第6話 否定はしないよ?
川沿いの道を外れて歩きながら、住宅街へと入って行く。
二人並んで、小箱を抱えて、時々箱の中を覗き込みながら。
それぞれの箱の中では、眠いのかお腹が空いたのか、フニャフニャクンクンと鳴きながら訴えかけてくる、捨て犬と捨て猫。
「ん、お腹が空いたのね。もう少し、待っててね?」
子猫に話しかける彼女の横顔を眺めながら歩いていると、段差に躓いて転けそうになってしまった。
「……………………っとうわたっうっ?」
「……………………………………………」
「……………………………………………」
『クゥ〜ン…………………………………』
『フミャ……………………………………』
「東山君、さっきも転げ落ちてきたわよね?箱を落とさないのは流石だけど、オッチョコチョイなのかな!」
………………………………否定できない?
「普段はもっと、落ち着いているんだからな!」
「ふっ、どうだかね〜?あのね、こっちばかり見てると、また転ぶわよ。そんなに可愛い子猫が気になるなら、一度交換しましょうか?」
「………………………………気になる可愛いのは、にゃんこよりも法川さんなんだけどね?」
「っ!…………………………………………」
「………………………………………………」
「やっぱり、私の事、ナンパしてるんでしょ!」
「そんなつもりは、ないけど、あえて否定はしないよ?」
返事を期待した訳ではないけど、否、期待したんだけど、可愛いのは誰がなんと言おうと僕の主観では事実なので。
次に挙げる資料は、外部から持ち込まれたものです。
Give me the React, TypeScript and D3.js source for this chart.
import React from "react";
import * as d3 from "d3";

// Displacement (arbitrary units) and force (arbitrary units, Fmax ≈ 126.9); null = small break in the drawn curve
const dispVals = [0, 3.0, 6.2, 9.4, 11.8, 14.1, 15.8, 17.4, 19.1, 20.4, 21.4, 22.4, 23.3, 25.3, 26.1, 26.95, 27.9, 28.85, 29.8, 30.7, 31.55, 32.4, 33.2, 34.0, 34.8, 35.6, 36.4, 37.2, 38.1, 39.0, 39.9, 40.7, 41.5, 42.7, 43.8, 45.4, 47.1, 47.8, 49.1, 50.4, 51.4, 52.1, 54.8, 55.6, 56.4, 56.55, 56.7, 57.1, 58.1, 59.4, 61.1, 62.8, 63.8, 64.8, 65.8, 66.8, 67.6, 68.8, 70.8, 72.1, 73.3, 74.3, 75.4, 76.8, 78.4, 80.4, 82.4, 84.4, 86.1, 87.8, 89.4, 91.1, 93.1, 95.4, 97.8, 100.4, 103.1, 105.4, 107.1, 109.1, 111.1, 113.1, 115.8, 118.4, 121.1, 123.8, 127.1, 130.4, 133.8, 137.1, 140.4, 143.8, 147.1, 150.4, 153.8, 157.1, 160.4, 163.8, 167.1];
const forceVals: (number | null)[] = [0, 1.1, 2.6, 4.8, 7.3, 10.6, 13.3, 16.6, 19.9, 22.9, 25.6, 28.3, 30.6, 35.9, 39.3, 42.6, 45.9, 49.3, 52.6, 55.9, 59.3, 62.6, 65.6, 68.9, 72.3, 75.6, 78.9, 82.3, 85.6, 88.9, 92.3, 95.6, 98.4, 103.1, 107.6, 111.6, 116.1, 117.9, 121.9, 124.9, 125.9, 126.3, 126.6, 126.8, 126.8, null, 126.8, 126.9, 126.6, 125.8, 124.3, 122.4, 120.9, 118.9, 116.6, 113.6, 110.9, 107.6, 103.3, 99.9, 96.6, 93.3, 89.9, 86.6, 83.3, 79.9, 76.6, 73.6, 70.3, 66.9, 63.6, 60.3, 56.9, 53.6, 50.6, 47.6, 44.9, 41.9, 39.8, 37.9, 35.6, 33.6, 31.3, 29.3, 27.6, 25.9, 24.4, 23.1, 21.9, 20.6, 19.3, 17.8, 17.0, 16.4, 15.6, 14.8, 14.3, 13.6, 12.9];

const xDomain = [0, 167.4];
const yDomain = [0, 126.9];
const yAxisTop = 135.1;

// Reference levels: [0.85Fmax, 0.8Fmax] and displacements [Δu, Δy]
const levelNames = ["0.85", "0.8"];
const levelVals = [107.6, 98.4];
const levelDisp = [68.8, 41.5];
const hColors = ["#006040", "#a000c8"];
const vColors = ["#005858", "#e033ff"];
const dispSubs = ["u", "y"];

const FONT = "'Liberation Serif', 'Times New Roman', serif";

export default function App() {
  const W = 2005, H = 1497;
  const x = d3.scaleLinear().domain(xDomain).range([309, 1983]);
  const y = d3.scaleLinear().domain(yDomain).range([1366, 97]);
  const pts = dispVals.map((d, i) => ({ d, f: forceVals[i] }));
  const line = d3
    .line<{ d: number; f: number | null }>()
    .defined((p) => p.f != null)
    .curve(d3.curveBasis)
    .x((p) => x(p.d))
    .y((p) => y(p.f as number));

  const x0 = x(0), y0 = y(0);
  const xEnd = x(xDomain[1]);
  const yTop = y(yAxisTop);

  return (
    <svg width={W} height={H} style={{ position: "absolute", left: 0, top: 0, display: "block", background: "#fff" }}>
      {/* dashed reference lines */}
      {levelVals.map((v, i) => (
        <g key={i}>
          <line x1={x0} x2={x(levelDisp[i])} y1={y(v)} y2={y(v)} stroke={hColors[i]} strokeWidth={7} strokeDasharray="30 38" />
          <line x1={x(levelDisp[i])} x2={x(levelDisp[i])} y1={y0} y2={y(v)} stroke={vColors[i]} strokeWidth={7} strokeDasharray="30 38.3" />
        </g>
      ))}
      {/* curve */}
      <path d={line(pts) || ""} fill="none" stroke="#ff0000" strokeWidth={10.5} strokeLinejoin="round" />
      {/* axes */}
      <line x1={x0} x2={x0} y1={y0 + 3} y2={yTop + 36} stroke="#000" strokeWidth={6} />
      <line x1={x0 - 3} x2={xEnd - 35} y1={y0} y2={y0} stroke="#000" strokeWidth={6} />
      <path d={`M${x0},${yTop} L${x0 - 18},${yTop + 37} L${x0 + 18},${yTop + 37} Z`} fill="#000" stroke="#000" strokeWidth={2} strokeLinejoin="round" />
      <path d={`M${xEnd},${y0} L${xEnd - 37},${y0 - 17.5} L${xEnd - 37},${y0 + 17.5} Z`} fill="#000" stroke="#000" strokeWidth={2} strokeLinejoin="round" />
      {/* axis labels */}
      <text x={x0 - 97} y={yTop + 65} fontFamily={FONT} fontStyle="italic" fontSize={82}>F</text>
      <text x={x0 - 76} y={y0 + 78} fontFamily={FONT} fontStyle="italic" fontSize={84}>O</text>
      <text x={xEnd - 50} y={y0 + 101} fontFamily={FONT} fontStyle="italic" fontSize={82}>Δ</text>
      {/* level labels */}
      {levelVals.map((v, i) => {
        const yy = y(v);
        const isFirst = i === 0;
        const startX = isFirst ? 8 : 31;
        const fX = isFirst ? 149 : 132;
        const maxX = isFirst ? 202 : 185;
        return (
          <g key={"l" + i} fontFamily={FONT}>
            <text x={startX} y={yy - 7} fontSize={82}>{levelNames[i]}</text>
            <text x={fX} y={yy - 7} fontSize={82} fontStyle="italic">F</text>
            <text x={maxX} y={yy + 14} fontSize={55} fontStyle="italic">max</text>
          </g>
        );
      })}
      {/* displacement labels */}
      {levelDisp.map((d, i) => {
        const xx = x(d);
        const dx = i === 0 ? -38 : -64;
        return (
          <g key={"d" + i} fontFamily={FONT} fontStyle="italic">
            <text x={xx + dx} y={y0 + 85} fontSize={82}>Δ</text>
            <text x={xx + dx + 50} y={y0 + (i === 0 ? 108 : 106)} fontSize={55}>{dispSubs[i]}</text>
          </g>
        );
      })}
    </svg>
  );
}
二人共黙ったまま歩き続けて辿り着いた動物病院の看板の前。
「法川さん、受付で野良犬野良猫でも見てもらえるか聞いてくるから、預かってもらえるかな?」
敷地内の駐車場脇のベンチにワンコの入った箱を置いて、頼んだ。
『クゥ〜ン…………………………………』
おいっ、そんな目をされたら、離れられなくなるじゃないかよっ!
「大丈夫よ〜、東山君はすぐに戻ってくるわよ〜?」
『フミャ……………………………………』
「あら〜、にゃんこちゃんも、大丈夫よ〜、私はここに居ますよ〜。」
なんとなく、ワンコとにゃんこに嫉妬しながら、扉に書かれた受付時間を確かめて、まだ時間内だよなと確認してから自動ドアのスイッチを押した。